WASHINGTON-US-led strikes allegedly targeting Takfiri Daesh terrorist group in Syria and Iraq have led to the deaths of at least 362 civilians since 2014, the Pentagon says, according to Press TV.
In a statement released on Sunday, the Pentagon said the strikes had resulted in the loss of civilian life in the two countries.
Air Wars, which monitors civilian deaths from international airstrikes in the region, has estimated that more than 3,000 civilians have been killed in Iraq and Syria in the same period.
The Combined Joint Task Force said in its monthly assessment of civilian casualties that it was still assessing 42 reports of civilian deaths in the two countries.
The force added that 45 civilians had been killed between November 2016 and March 2017.
It has also reported 80 civilian deaths from August 2014 to the present that had not previously been announced.
The military’s official tally is far below those provided by other groups.
The US Defense Department earlier said mid-September airstrikes had killed dozens of Syrian soldiers in the country’s eastern province of Dayr al-Zawr, with officials claiming later that the attacks were based on “wrong intelligence”.
On December 9, 2016, at least 90 Iraqi soldiers were killed when US Air Force warplanes struck their position in Mosul.

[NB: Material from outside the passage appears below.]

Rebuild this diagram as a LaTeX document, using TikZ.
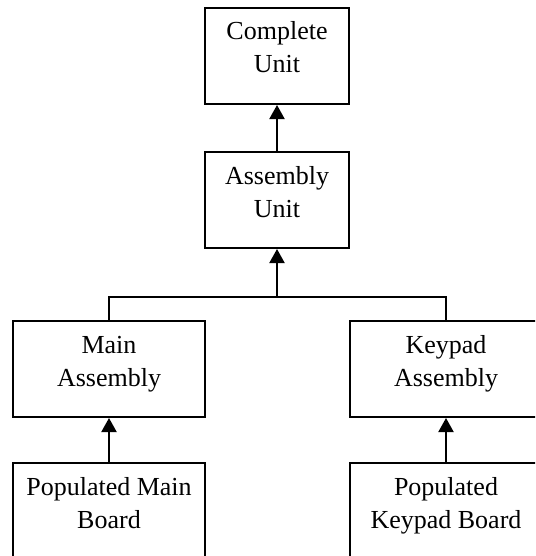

The United States launched what it called a campaign of airstrikes against Daesh in August 2014 after the terrorist group overran Mosul and parts of Iraq’s north and west.
The US-led coalition has been conducting airstrikes against what are said to be the positions of Daesh terrorists inside Syria since September 2014 without any authorization from the Damascus government or a UN mandate.
The coalition has repeatedly targeted and killed civilians. It has also been largely incapable of fulfilling its declared aim of destroying Daesh.